We are happy to fund Vyper because … it has direct impact to our capacity to keep building out the Curve DAO

Echoing this sentiment as well! Ethereum is a continually evolving project - a well maintained, robust base layer benefits all applications that are built on it - including Curve.

Let me know if this response is helpful, happy to hear any suggestions on how to better approach this - I’ll also amend the original post with some of these clarifying comments.

4 Likes

Can you clarify why a grant from the community fund would be preferable? Why do you feel that method would work if your stance is that this sort of funding is the EF’s responsibility?

1 Like

I agree that the veFunder approach might be sub-optimal. My idea was that other protocols could leverage the gauge for funding the protocol guild via bribes.
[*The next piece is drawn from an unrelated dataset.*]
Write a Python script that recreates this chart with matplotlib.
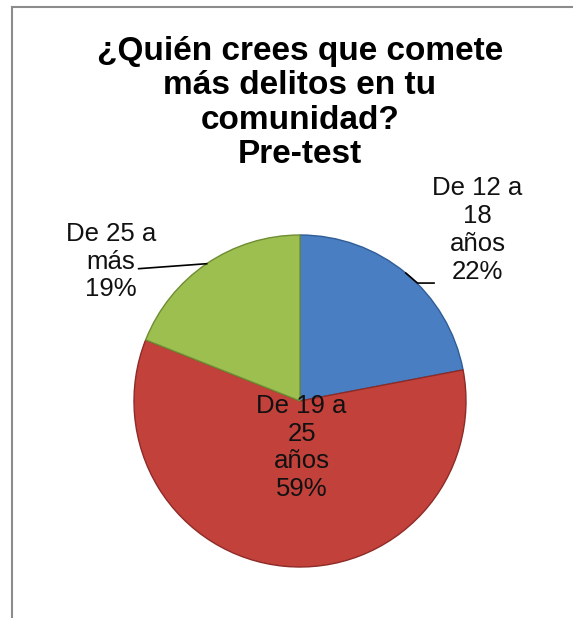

But it looks like key parties are more interested in a community grant than a gauge.

I am happy with this outcome as well.

Regarding why Curve should fund eth core devs instead of the EF when Curve pays much better: I assume they’re in there working not because of the upside but because they love their jobs. One could even say that Curve paying eth core devs would be a way to attract the brightest minds into the Curve ecosystem (not that there’s a lack of this, but more is always better!). In that sense, I think it is in the DAO’s best interest to fund the most brilliant minds as long as they have some peripheral positive influence over the long term future of Curve. Maybe they see that the grass might be greener on the other side indeed!